Preschoolers will be more sophisticated in speaking about the changes. That doesn’t mean there won’t be jealousy, as this age can be more demanding of their parents, particularly mom. You can tell your preschooler whenever you feel ready. Then brace yourself for the questions, especially how did the baby get inside you. You can explain that he grew inside you before coming out, and now another baby is growing inside you, ultimately coming out. Usually, simple explanations are sufficient. This is a good age to include your child in some of the necessary decisions for the baby. Involve him in the choices that you can live with — such as: “Should we paint the baby’s room yellow or green?” or for the crib sheets: “Which do you prefer — the stars or bears?” Having a few treats for him to minimize jealousy when the baby gets gifts is helpful. The baby can also give him a gift when he arrives, to encourage some positive feelings from the start. Know that it’s normal for your preschooler to act like a baby some of the time. The positive with this age gap: only one child in diapers, and some time the older child is in preschool, allowing time alone with your newborn. The downside: many children no longer nap after 3, which could mean it’s tough to get a break.

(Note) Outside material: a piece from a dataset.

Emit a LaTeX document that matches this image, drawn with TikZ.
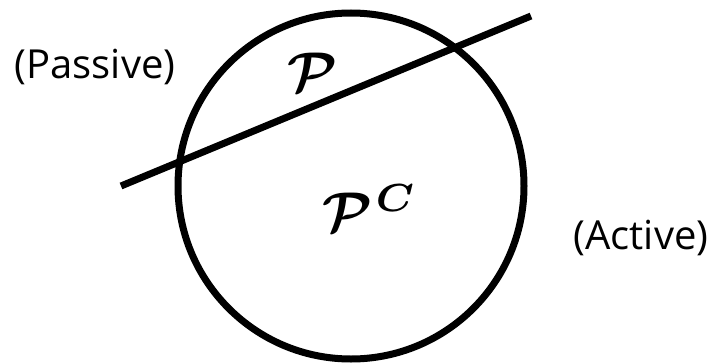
\documentclass[tikz,border=0pt]{standalone}
\usepackage{graphicx}
\usepackage{fontspec}
\setmainfont{Open Sans}
\begin{document}
\begin{tikzpicture}[x=1pt,y=-1pt,
  lbl/.style={inner sep=0pt, font=\fontsize{40}{48}\selectfont},
  mth/.style={inner sep=0pt},
  thick7/.style={line width=7pt}]
\useasboundingbox (0,0) rectangle (715,364);
\node[circle, draw, thick7, minimum size=346pt, inner sep=0pt] (disk) at (351,186) {};
\coordinate (a) at (121,186);
\coordinate (b) at (531,16);
\draw[thick7] (a) -- (b);
\node[lbl] (passive) at (95,67) {(Passive)};
\node[lbl] (active) at (641,238) {(Active)};
\node[mth] (p) at (313,72) {\scalebox{5.6}{\boldmath$\mathcal{P}$}};
\node[mth] (pc) at (370,208) {\scalebox{5.6}{\boldmath$\mathcal{P}^{\mkern1mu\scriptstyle C}$}};
\end{tikzpicture}
\end{document}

If you wait until your firstborn is 5 or older, she will be able to express her feelings in words — both her excitement and her resentment! You could have a devoted helper or an inflexible, antagonistic rebel. Part of the formula is temperament and the amount of preparation and inclusion. My own children were spaced four years apart. We had discussed the baby with my daughter throughout the pregnancy, reading books and involving her in prenatal visits, as well as other preparations. We were fortunate that her excitement grew with her relatively seamless adjustment to her brother’s arrival. Her low-key temperament, as well as spending regular solo time with her, helped.
Ultimately, we never know how these siblings will accept and adjust to each other. Sadly, some brothers and sisters continue being contentious rivals throughout their adult lives. Yet, children will structure their own different relationships with each other, if we allow them, at different times over the years. The fiercest enemies can also grow into the most ardent friends. We can help ensure that legacy by communicating to all our children what each wants most — the reassurance that life’s most cherished gift — their parents’ unconditional love and acceptance — is assuredly theirs.